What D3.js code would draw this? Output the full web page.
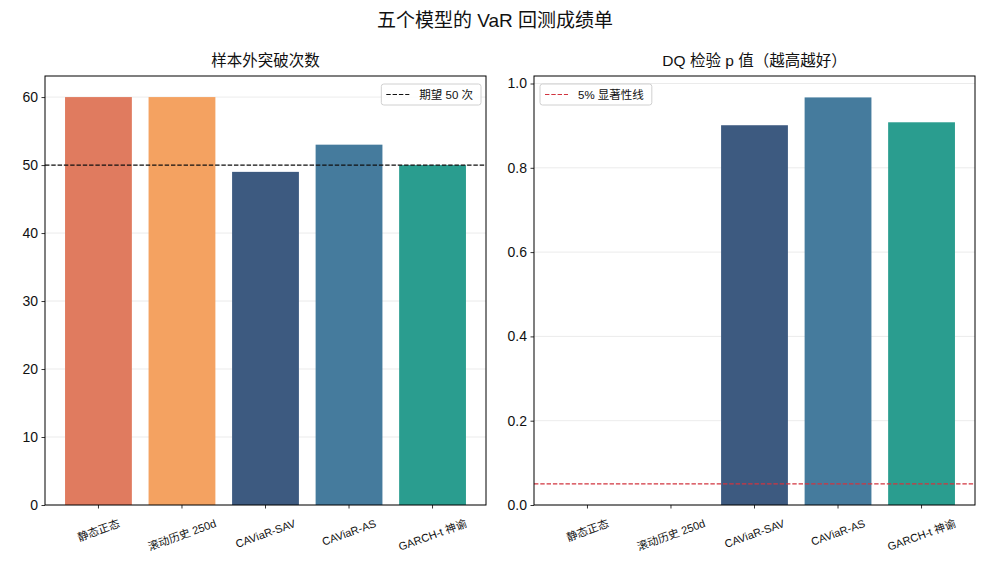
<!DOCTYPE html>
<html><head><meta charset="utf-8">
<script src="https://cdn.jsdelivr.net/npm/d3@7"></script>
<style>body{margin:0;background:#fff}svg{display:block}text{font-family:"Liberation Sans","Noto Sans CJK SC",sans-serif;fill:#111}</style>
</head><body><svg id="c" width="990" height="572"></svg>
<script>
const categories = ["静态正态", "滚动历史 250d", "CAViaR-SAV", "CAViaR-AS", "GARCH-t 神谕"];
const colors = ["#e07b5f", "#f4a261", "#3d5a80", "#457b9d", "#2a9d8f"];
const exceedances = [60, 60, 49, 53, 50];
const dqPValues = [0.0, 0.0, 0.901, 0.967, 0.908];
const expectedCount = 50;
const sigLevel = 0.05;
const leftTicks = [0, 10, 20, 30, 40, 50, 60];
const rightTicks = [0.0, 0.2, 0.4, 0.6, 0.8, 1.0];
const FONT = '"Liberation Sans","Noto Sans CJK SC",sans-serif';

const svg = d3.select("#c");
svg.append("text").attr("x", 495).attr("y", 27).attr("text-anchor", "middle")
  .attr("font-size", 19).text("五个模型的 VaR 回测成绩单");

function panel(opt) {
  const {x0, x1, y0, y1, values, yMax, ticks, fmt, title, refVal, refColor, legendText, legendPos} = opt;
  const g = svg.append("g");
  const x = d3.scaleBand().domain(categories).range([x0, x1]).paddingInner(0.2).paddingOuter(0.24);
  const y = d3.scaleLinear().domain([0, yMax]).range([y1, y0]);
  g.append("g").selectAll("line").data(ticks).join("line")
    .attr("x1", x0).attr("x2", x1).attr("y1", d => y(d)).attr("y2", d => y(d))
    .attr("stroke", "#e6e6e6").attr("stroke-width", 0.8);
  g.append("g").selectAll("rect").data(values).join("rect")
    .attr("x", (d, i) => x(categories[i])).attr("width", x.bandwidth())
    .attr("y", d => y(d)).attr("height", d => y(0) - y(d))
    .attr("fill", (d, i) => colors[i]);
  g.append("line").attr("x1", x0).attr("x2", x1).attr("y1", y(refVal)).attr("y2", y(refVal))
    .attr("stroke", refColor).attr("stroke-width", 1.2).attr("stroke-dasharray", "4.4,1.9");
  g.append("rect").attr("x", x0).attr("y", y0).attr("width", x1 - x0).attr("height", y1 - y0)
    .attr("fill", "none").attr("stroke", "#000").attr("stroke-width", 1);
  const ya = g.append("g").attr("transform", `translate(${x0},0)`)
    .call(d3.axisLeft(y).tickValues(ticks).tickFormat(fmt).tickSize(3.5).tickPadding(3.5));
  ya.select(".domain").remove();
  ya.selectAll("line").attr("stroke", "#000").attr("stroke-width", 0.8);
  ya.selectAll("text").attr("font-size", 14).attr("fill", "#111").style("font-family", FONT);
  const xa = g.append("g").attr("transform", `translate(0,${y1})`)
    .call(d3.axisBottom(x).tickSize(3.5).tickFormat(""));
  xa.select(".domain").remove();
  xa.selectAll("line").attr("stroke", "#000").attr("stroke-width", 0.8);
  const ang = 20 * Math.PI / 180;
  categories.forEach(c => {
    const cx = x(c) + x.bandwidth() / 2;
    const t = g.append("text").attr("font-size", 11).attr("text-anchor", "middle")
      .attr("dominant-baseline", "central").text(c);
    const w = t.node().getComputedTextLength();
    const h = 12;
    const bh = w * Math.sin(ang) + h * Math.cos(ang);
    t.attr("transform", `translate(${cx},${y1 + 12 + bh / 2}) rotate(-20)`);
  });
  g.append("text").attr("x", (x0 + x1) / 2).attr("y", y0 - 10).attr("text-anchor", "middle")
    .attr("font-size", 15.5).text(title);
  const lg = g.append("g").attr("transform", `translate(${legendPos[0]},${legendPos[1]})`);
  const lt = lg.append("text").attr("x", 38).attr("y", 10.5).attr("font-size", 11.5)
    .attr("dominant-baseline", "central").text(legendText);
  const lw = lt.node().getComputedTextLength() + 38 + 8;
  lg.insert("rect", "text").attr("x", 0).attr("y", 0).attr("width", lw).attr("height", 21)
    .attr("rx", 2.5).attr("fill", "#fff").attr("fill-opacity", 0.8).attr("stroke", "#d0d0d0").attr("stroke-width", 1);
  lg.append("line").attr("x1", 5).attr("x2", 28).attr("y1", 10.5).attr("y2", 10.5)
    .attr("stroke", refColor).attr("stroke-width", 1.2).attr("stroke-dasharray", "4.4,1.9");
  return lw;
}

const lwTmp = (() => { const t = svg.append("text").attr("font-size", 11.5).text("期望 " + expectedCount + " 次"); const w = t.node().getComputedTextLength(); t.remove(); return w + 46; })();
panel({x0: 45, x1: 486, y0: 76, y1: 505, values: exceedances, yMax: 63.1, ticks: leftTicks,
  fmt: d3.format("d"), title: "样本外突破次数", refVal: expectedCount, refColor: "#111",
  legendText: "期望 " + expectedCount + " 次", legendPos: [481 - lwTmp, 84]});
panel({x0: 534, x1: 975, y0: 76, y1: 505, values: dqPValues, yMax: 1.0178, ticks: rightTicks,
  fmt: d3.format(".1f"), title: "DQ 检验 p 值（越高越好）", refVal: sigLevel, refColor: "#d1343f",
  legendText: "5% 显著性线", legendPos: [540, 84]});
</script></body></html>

◆ **WHAT YOU SHOULD DO**:
Reproduce all of the material exactly, apart from the pictures.

◆ **THE COMPLETED TASK**:
What D3.js code would draw this? Output the full web page.
<!DOCTYPE html>
<html><head><meta charset="utf-8">
<script src="https://cdn.jsdelivr.net/npm/d3@7"></script>
<style>body{margin:0;background:#fff}svg{display:block}text{font-family:"Liberation Sans","Noto Sans CJK SC",sans-serif;fill:#111}</style>
</head><body><svg id="c" width="990" height="572"></svg>
<script>
const categories = ["静态正态", "滚动历史 250d", "CAViaR-SAV", "CAViaR-AS", "GARCH-t 神谕"];
const colors = ["#e07b5f", "#f4a261", "#3d5a80", "#457b9d", "#2a9d8f"];
const exceedances = [60, 60, 49, 53, 50];
const dqPValues = [0.0, 0.0, 0.901, 0.967, 0.908];
const expectedCount = 50;
const sigLevel = 0.05;
const leftTicks = [0, 10, 20, 30, 40, 50, 60];
const rightTicks = [0.0, 0.2, 0.4, 0.6, 0.8, 1.0];
const FONT = '"Liberation Sans","Noto Sans CJK SC",sans-serif';

const svg = d3.select("#c");
svg.append("text").attr("x", 495).attr("y", 27).attr("text-anchor", "middle")
  .attr("font-size", 19).text("五个模型的 VaR 回测成绩单");

function panel(opt) {
  const {x0, x1, y0, y1, values, yMax, ticks, fmt, title, refVal, refColor, legendText, legendPos} = opt;
  const g = svg.append("g");
  const x = d3.scaleBand().domain(categories).range([x0, x1]).paddingInner(0.2).paddingOuter(0.24);
  const y = d3.scaleLinear().domain([0, yMax]).range([y1, y0]);
  g.append("g").selectAll("line").data(ticks).join("line")
    .attr("x1", x0).attr("x2", x1).attr("y1", d => y(d)).attr("y2", d => y(d))
    .attr("stroke", "#e6e6e6").attr("stroke-width", 0.8);
  g.append("g").selectAll("rect").data(values).join("rect")
    .attr("x", (d, i) => x(categories[i])).attr("width", x.bandwidth())
    .attr("y", d => y(d)).attr("height", d => y(0) - y(d))
    .attr("fill", (d, i) => colors[i]);
  g.append("line").attr("x1", x0).attr("x2", x1).attr("y1", y(refVal)).attr("y2", y(refVal))
    .attr("stroke", refColor).attr("stroke-width", 1.2).attr("stroke-dasharray", "4.4,1.9");
  g.append("rect").attr("x", x0).attr("y", y0).attr("width", x1 - x0).attr("height", y1 - y0)
    .attr("fill", "none").attr("stroke", "#000").attr("stroke-width", 1);
  const ya = g.append("g").attr("transform", `translate(${x0},0)`)
    .call(d3.axisLeft(y).tickValues(ticks).tickFormat(fmt).tickSize(3.5).tickPadding(3.5));
  ya.select(".domain").remove();
  ya.selectAll("line").attr("stroke", "#000").attr("stroke-width", 0.8);
  ya.selectAll("text").attr("font-size", 14).attr("fill", "#111").style("font-family", FONT);
  const xa = g.append("g").attr("transform", `translate(0,${y1})`)
    .call(d3.axisBottom(x).tickSize(3.5).tickFormat(""));
  xa.select(".domain").remove();
  xa.selectAll("line").attr("stroke", "#000").attr("stroke-width", 0.8);
  const ang = 20 * Math.PI / 180;
  categories.forEach(c => {
    const cx = x(c) + x.bandwidth() / 2;
    const t = g.append("text").attr("font-size", 11).attr("text-anchor", "middle")
      .attr("dominant-baseline", "central").text(c);
    const w = t.node().getComputedTextLength();
    const h = 12;
    const bh = w * Math.sin(ang) + h * Math.cos(ang);
    t.attr("transform", `translate(${cx},${y1 + 12 + bh / 2}) rotate(-20)`);
  });
  g.append("text").attr("x", (x0 + x1) / 2).attr("y", y0 - 10).attr("text-anchor", "middle")
    .attr("font-size", 15.5).text(title);
  const lg = g.append("g").attr("transform", `translate(${legendPos[0]},${legendPos[1]})`);
  const lt = lg.append("text").attr("x", 38).attr("y", 10.5).attr("font-size", 11.5)
    .attr("dominant-baseline", "central").text(legendText);
  const lw = lt.node().getComputedTextLength() + 38 + 8;
  lg.insert("rect", "text").attr("x", 0).attr("y", 0).attr("width", lw).attr("height", 21)
    .attr("rx", 2.5).attr("fill", "#fff").attr("fill-opacity", 0.8).attr("stroke", "#d0d0d0").attr("stroke-width", 1);
  lg.append("line").attr("x1", 5).attr("x2", 28).attr("y1", 10.5).attr("y2", 10.5)
    .attr("stroke", refColor).attr("stroke-width", 1.2).attr("stroke-dasharray", "4.4,1.9");
  return lw;
}

const lwTmp = (() => { const t = svg.append("text").attr("font-size", 11.5).text("期望 " + expectedCount + " 次"); const w = t.node().getComputedTextLength(); t.remove(); return w + 46; })();
panel({x0: 45, x1: 486, y0: 76, y1: 505, values: exceedances, yMax: 63.1, ticks: leftTicks,
  fmt: d3.format("d"), title: "样本外突破次数", refVal: expectedCount, refColor: "#111",
  legendText: "期望 " + expectedCount + " 次", legendPos: [481 - lwTmp, 84]});
panel({x0: 534, x1: 975, y0: 76, y1: 505, values: dqPValues, yMax: 1.0178, ticks: rightTicks,
  fmt: d3.format(".1f"), title: "DQ 检验 p 值（越高越好）", refVal: sigLevel, refColor: "#d1343f",
  legendText: "5% 显著性线", legendPos: [540, 84]});
</script></body></html>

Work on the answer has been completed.